The opinion of the court was delivered by: Reagan, District Judge
Plaintiff, currently an inmate in the Big Muddy River Correctional Center, brings this action for deprivations of his rights pursuant to 42 U.S.C. § 1983 and RFRA, 42 U.S.C. § 2000bb. With his amended complaint, Plaintiff filed a second motion for leave to proceed in forma pauperis, but such a request has already been granted; therefore, the instant motion (Doc. 21) is MOOT.
Plaintiff also filed a motion for appointment of counsel (Doc. 20). When deciding whether to appoint counsel, the Court must first determine if a pro se litigant has made reasonable efforts to secure counsel before resorting to the courts. Jackson v. County of McLean, 953 F.2d 1070, 1072 (7th Cir. 1992). Plaintiff makes no showing that he has attempted to retain counsel. Therefore, the Court finds that appointment of counsel is not warranted at this time, and the motion for appointment of counsel is DENIED.

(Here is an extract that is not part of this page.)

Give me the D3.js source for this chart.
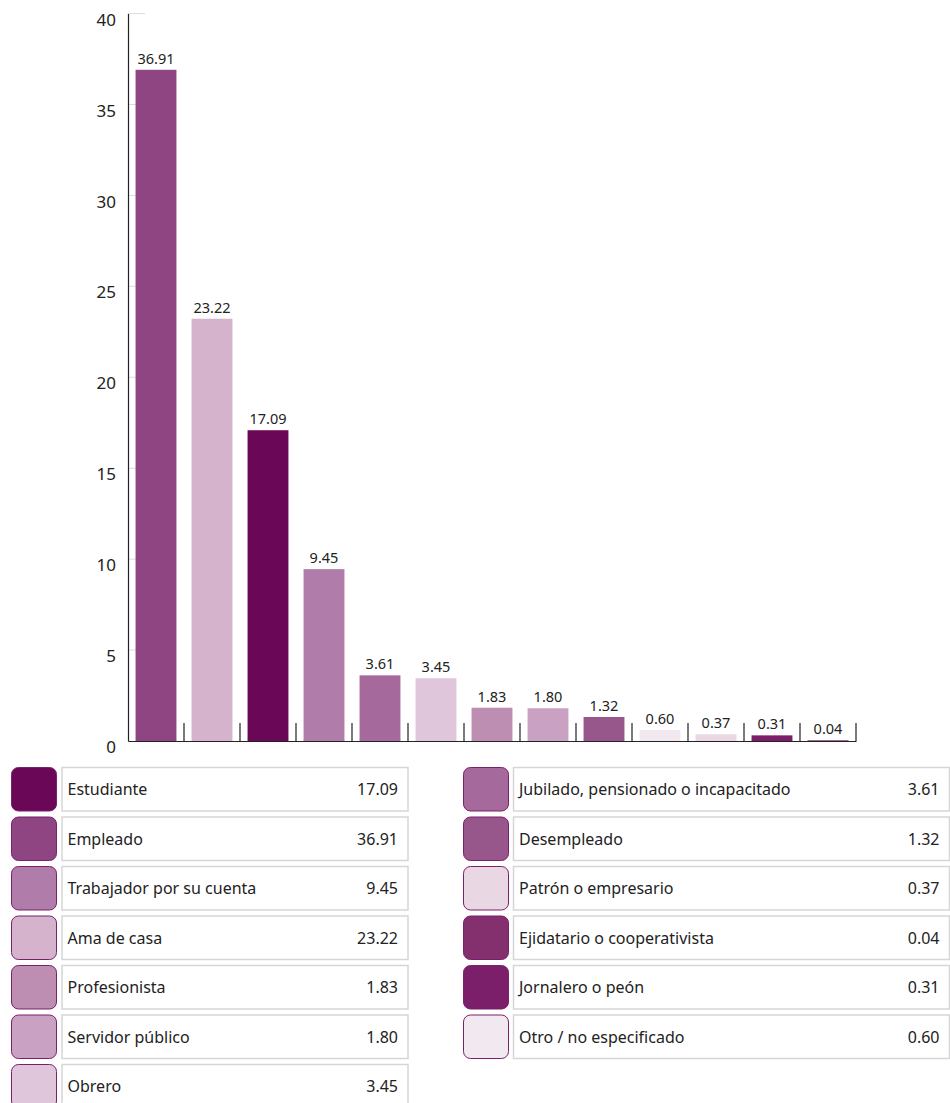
<!DOCTYPE html>
<html><head><meta charset="utf-8">
<script src="https://cdn.jsdelivr.net/npm/d3@7"></script>
<style>html,body{margin:0;padding:0;background:#fff;}svg{display:block;font-family:"Noto Sans","Open Sans",sans-serif;}</style>
</head><body>
<svg id="chart" width="950" height="1103"></svg>
<script>
const categories = ["Empleado","Ama de casa","Estudiante","Trabajador por su cuenta","Jubilado, pensionado o incapacitado","Obrero","Profesionista","Servidor público","Desempleado","Otro / no especificado","Patrón o empresario","Jornalero o peón","Ejidatario o cooperativista"];
const values = [36.91,23.22,17.09,9.45,3.61,3.45,1.83,1.80,1.32,0.60,0.37,0.31,0.04];
const colors = ["#8e4582","#d5b3cd","#6b0757","#b07ca9","#a56a9b","#dfc6da","#bd8eb2","#c9a2c3","#98578b","#f2e8f0","#e9d7e4","#7b1f6a","#84306f"];
const yTicks = [0,5,10,15,20,25,30,35,40];
const legendLeft = ["Estudiante","Empleado","Trabajador por su cuenta","Ama de casa","Profesionista","Servidor público","Obrero"];
const legendRight = ["Jubilado, pensionado o incapacitado","Desempleado","Patrón o empresario","Ejidatario o cooperativista","Jornalero o peón","Otro / no especificado"];

const svg = d3.select("#chart");
const x0 = 128, x1 = 856, yBase = 741, yTop = 13.6;
const x = d3.scaleBand().domain(categories).range([x0, x1]).paddingInner(0.27).paddingOuter(0.135);
const y = d3.scaleLinear().domain([0, 40]).range([yBase, yTop]);
const step = x.step();

// light grid stubs
svg.append("g").selectAll("line").data(yTicks.slice(1)).join("line")
  .attr("x1", x0).attr("x2", x0 + 17).attr("y1", d => y(d)).attr("y2", d => y(d))
  .attr("stroke", "#dcdcdc").attr("stroke-width", 1);

// bars
svg.append("g").selectAll("rect").data(categories).join("rect")
  .attr("x", d => x(d)).attr("width", x.bandwidth())
  .attr("y", (d, i) => y(values[i])).attr("height", (d, i) => yBase - y(values[i]))
  .attr("fill", (d, i) => colors[i]);

// value labels
svg.append("g").selectAll("text").data(categories).join("text")
  .attr("x", d => x(d) + x.bandwidth() / 2).attr("y", (d, i) => y(values[i]) - 6)
  .attr("text-anchor", "middle").attr("font-size", 14.5).attr("fill", "#222")
  .text((d, i) => values[i].toFixed(2));

// y axis
const yAxis = d3.axisLeft(y).tickValues(yTicks).tickSize(0).tickPadding(12);
const gy = svg.append("g").attr("transform", `translate(${x0},0)`).call(yAxis);
gy.select(".domain").attr("stroke", "#222").attr("stroke-width", 1.2);
gy.selectAll("text").attr("font-size", 17).attr("fill", "#222").attr("font-family", "Noto Sans").attr("dy", "0.68em");

// x axis baseline and category ticks
const xAxis = d3.axisBottom(x).tickSize(0).tickFormat("");
const gx = svg.append("g").attr("transform", `translate(0,${yBase})`).call(xAxis);
gx.select(".domain").attr("stroke", "#222").attr("stroke-width", 1.2);
svg.append("g").selectAll("line").data(categories).join("line")
  .attr("x1", d => x(d) - x.paddingInner() * step / 2 + step).attr("x2", d => x(d) - x.paddingInner() * step / 2 + step)
  .attr("y1", yBase - 18).attr("y2", yBase).attr("stroke", "#222").attr("stroke-width", 1.2);

// legend
const colorOf = n => colors[categories.indexOf(n)];
const valOf = n => values[categories.indexOf(n)];
const rowPitch = 49.5, rowTop = 767.5, rowH = 43.5;
function legend(list, sx, sw, bx, bw) {
  const g = svg.append("g");
  const rows = g.selectAll("g").data(list).join("g").attr("transform", (d, i) => `translate(0,${rowTop + i * rowPitch})`);
  rows.append("rect").attr("x", sx).attr("y", 0).attr("width", sw).attr("height", rowH).attr("rx", 7)
    .attr("fill", d => colorOf(d)).attr("stroke", "#7b1f6a").attr("stroke-width", 1);
  rows.append("rect").attr("x", bx).attr("y", 0).attr("width", bw).attr("height", rowH)
    .attr("fill", "#fff").attr("stroke", "#d6d6d6").attr("stroke-width", 1.5);
  rows.append("text").attr("x", bx + 5.5).attr("y", rowH / 2 + 6).attr("font-size", 16).attr("fill", "#222").text(d => d);
  rows.append("text").attr("x", bx + bw - 10).attr("y", rowH / 2 + 6).attr("font-size", 16).attr("fill", "#222")
    .attr("text-anchor", "end").text(d => valOf(d).toFixed(2));
}
legend(legendLeft, 11.5, 45, 62, 346);
legend(legendRight, 463.5, 45, 513.5, 436);
</script>
</body></html>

This case is now before the Court for a preliminary review of the complaint pursuant to 28 U.S.C. § 1915A, which provides:
(a) Screening.-- The court shall review, before docketing, if feasible or, in any event, as soon as practicable after docketing, a complaint in a civil action in which a prisoner seeks redress from a governmental entity or officer or employee of a governmental entity.
(b) Grounds for Dismissal.-- On review, the court shall identify cognizable claims or dismiss the complaint, or any portion of the complaint, if the complaint--
(1) is frivolous, malicious, or fails to state a claim on which relief may be granted; or
(2) seeks monetary relief from a defendant who is immune from such relief.
28 U.S.C. § 1915A. An action or claim is frivolous if "it lacks an arguable basis either in law or in fact." Neitzke v. Williams, 490 U.S. 319, 325 (1989). Upon careful review of the amended complaint (Doc. 19) and any supporting exhibits, the Court finds it appropriate to exercise its authority under § 1915A; portions of this action are legally frivolous and thus subject to summary dismissal.
In this action, Plaintiff states that he is an adherent of the African Hebrew Israelite faith. One of the tenets of this faith is to refrain from eating meat or any animal byproducts, thus qualifying him to receive a vegan meal. He alleges that Defendants have suspended his access to these meals for perceived violation of his tenets. While he was denied those meals, Defendants attempted to feed him in violation of his tenet. He also states that the canned fruits and vegetables contain artificial preservatives, which violate the tenets of his religion. He alleges that he is prohibited from giving away or trading items from his food tray with other inmates, a rule he claims is highly prejudicial. Finally, he claims to have filed a grievance over these matters (to which he did not receive any response), and that he was transferred in retaliation for that grievance. He also alleges, generically, that the grievance process is a scam, in that everyone who was mentioned in his grievances remains unpunished.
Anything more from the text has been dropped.